The stream of time sweeps away errors, and leaves the truth for the inheritance of humanity.

–Georg Brandes

Genesis, Chapter 21

Heir Apparent

While living in Gerar, Ishmael finished his weaning, and Sarah threw a great feast for him.

Abraham worried. “Is he to be our son now? Have you given up hope for the vision God granted you or the sacrifices that I’ve made?!”

Sarah tried to console him: “We are old. The time for children has passed. Raise Ishmael as your own.”

Abraham looked at his son with disdain: “He will never be my son. There is cruelty in his eyes. His Egyptian mother poisons his mind.”

Sarah looked deep in his eyes with love: “Are you certain he learned cruelty from his loving mother?

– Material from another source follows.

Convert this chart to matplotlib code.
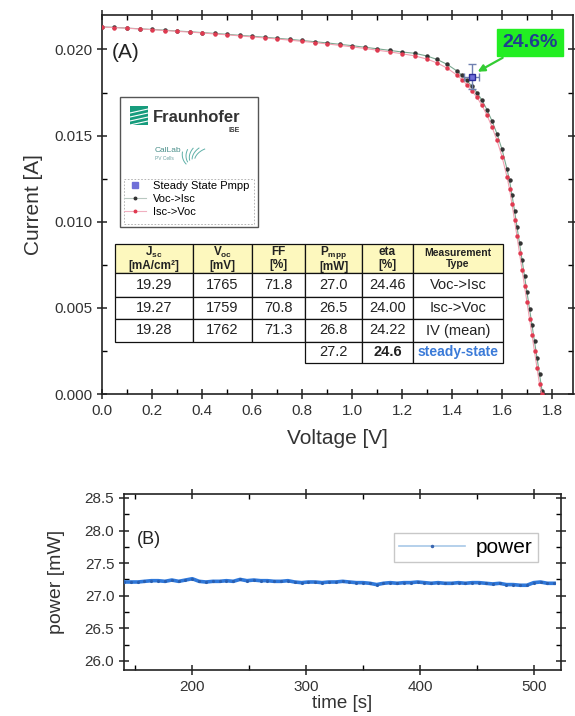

What of the father who shuns him?”

Abraham left the party angry and paced in the fields, muttering and thinking.

The next morning, Abraham brought water and food to Keturah (who was still called Hagar for having run away). “It is time for you to leave. I am setting you free.” He saw her about to protest, and very likely ask if her son was going with her. He shook his head: “We will care for him until Sarah brings forth my true born heir. Upon that day, I will send Ishmael to you.”

Abraham gave her one of his finest camels. He gave her some of his stoutest slaves to protect her on the journey. Sarah watched them depart, and felt her tears, too hot to cool her husbands temper. Now she could raise Ishmael as her own son, now there was no one to compete for her husbands love. Why did her heart feel so broken?

Keturah Unbound

Keturah did not want to go to Egypt. She left and wandered in the desert for forty days. One day, an angel of Elohim found her crying near a barren rock. “What’s wrong, Keturah?”

She jumped with surprise, but did not fear once she saw his familiar bearing. She replied: “Abraham has sent me away, this time there is no returning. I have lost my son, I have nothing to live for.”

The angel said: “You’ve lost him? Don’t you know where he is? Listen, Abraham is the one who is lost. Even he will see the error of his ways in the end. Look, even in your grief you do not see a new home under your feet.”

Keturah looked at the barren rock and the ground, at first despairing not seeing what the angel meant. Then, she scratched at a dark shadow on the ground with her foot. Water broke free from dry soil.

The angel said: “Things are not lost. I am sure you will see Ishmael again before his years are done, and your son will become a man to be proud of.”

Keturah, who was called Hagar no more, filled her skins from the well and decided to build a home by the spring and the rock, a place welcome to others who are lost and seeking peace.